As a society, we tolerate significantly larger contributors to bird mortality that offer no clear benefit to wildlife: collisions with buildings kill about 600 million birds per year, vehicle collisions kill over 200 million birds every year, and outdoor cats kill a staggering 2.4 billion birds per year in the United States, 70% of which come from unowned or feral cats.   

Responsible site selection for wind development can help to reduce impacts by avoiding high quality habitat areas—particularly for state or federally-listed species—and avoiding migration pathways or other high concentration areas.  

Curtailment—stopping blade rotation at lower wind speeds when bats and birds are most active—has been shown to reduce bat mortality by 30-85%. Of course, curtailment comes at the expense of energy production so an appropriate balance must be achieved. There are different curtailment methods to maintain a balance of energy production and wildlife protection. Blanket curtailment refers to universally delaying the wind speed at which the turbine blades begin to engage from the typical 6-9 mph until a higher wind speed, such as 10-15 mph. Blanket curtailment can be implemented during certain times of the year when bats are most active such as mid-summer through the fall migration. Smart curtailment uses information about wind speed and local bat activity to more selectively power down the wind turbines and reduce unnecessary loss of electricity generation.   

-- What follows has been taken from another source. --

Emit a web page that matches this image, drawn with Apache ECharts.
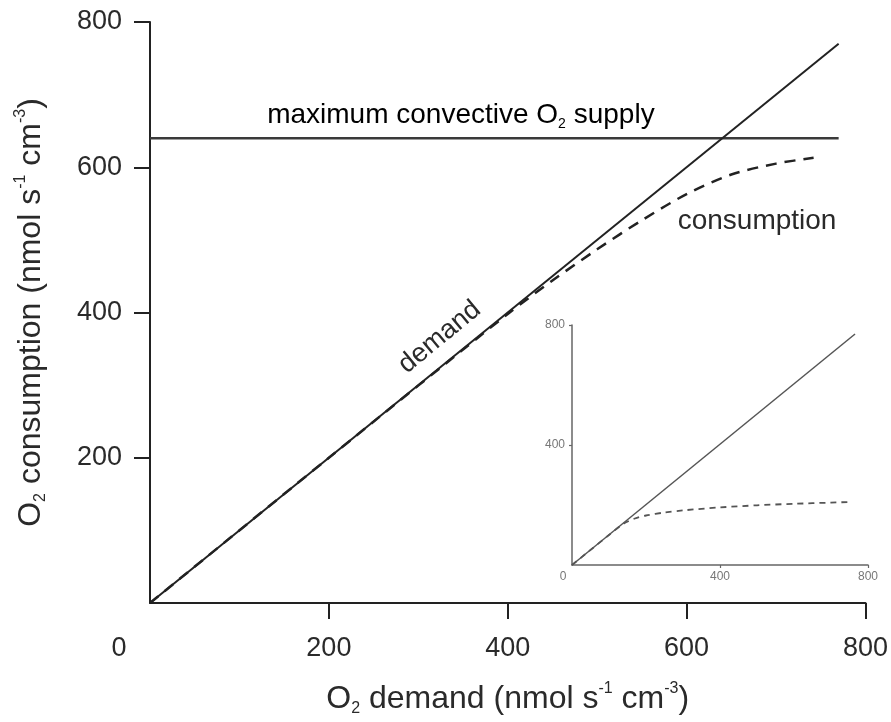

Some acoustic and visual deterrents have also been shown to significantly reduce bird mortality. For example, painting one turbine blade black to make the rotating blades more visible reduced bird mortality by 70% in one study.   

While these are good advances, more work still needs to be done to better understand what factors contribute to collisions and how best to minimize them. In 2021 Federal infrastructure law included $7.5 million dollars to the Department of Energy to fund research to help fill these knowledge gaps and test new methods of mortality avoidance.   

Hopefully this research will yield useful insights to guide future wind farm siting, design, and operation and further reduce bird and bat collisions while generating the clean energy that is needed to combat the massive threat to biodiversity posed by climate change.